HSBC’s $1.9 Billion Settlement and the Men on the Hill

By Pam Martens: December 11, 2012 

Christopher Lok, Former HSBC Head of Global Banknotes, Testifying Before Senate on July 17, 2012

On July 17 of this year, the Senate Permanent Subcommittee on Investigations released a 330-page report on banking giant HSBC, together with 100 documents and internal emails, evincing a culture of hubris and potentially criminal actions when it came to U.S. banking laws.  

Today, the U.S. Department of Justice and multiple other U.S. regulators will tie all that up with a tidy red bow for a settlement of $1.921 billion; a small nick in HSBC’s profits of $22 billion last year. HSBC released a statement saying it was “profoundly sorry.” 

During the July 17 Senate hearing on HSBC, Subcommittee Chairman, Carl Levin, questioned Chistopher Lok, the former head of global banknotes at HSBC Bank USA, about internal emails from HSBC that the Senate had in its possession. 

In the first email, a subordinate tells Lok that a proposed bank customer has a “know your customer” profile that “documents various allegations of fraud, internal control weaknesses, and the FBI investigation into terrorist financing…” The colleague was inquiring if a special security status should be placed on this account.  Lok responds in an email: “…this is such a large bank hence malfeasance is expected” and recommends no special security status.  In a separate email exchange, Lok appears to base his recommendations on the amount of money HSBC might make from the account. Senator Levin inquires of Lok what kind of message this sends to his subordinates at the bank. Lok is humble in his response. 

Later in the hearing, ranking minority member, Senator Tom Coburn, sends an equally conflicted message to the American people watching this hearing.  Coburn asks the chief legal officer for HSBC, Stuart Levey, the following: 

Coburn: “Do you have a recommendation for Senator Levin and I in terms of what we could do to make us both more effective, less burdensome, and more efficient…” 

Levey: “I have to say that sounds like a dangerous question. I didn’t come here today to give you recommendations.” 

Coburn: “I have the reputation of being a straight shooter. I’m asking that because I really want to know.  I actually like to try to fix what’s wrong with government rather than pile on another program that supposed to do the same thing that’s gonna fail again.”

Senator Coburn had transmuted serial, systemic corruption at a global banking giant into a failure of government.

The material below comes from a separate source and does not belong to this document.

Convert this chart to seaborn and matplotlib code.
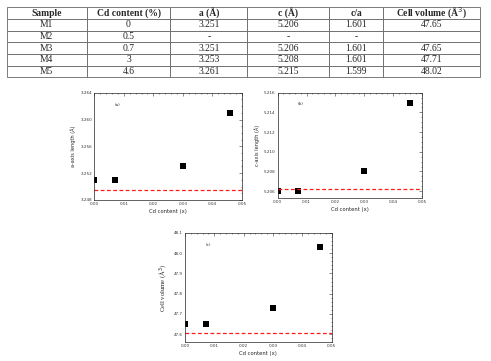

And that is the insanity we tolerate from the right-wing of today’s Republican party as we slosh through never-ending banking corruption built upon their platform that markets will regulate themselves. 

The following are findings from the Senate report:

  • HSBC Bank USA, N.A., known as HBUS [pronounced H-Bus] functions as the U.S. nexus for HSBC’s worldwide network. HSBC has 7,200 offices in more than 80 countries and 2011 profits of $22 billion; HBUS has 470 branches across the United States with 4 million customers. HBUS provides accounts to 1,200 other banks including more than 80 HSBC affiliates.
  • In 2010, HSBC was cited by its federal regulator, the Office of the Comptroller of the Currency (OCC), for multiple severe anti-money laundering deficiencies, including a failure to monitor $60 trillion in wire transfer and account activity; a backlog of 17,000 unreviewed account alerts regarding potentially suspicious activity.
  • HBUS offered correspondent banking services to HSBC Bank Mexico, and treated it as a low risk client, despite its location in a country facing money laundering and drug trafficking challenges. The Mexican affiliate transported $7 billion in physical U.S. dollars to HBUS from 2007 to 2008, outstripping other Mexican banks, even one twice its size, raising red flags that the volume of dollars included proceeds from illegal drug sales in the United States.
  • Foreign HSBC banks actively circumvented U.S. safeguards at HUBS designed to block transactions involving terrorists, drug lords, and rogue regimes. In one case examined by the Subcommittee, two HSBC affiliates sent nearly 25,000 transactions involving $19.4 billion through their HBUS accounts over seven years without disclosing the transactions’ links to Iran.
  • HBUS provided U.S. dollars and banking services to some banks in Saudi Arabia and Bangladesh despite links to terrorist financing.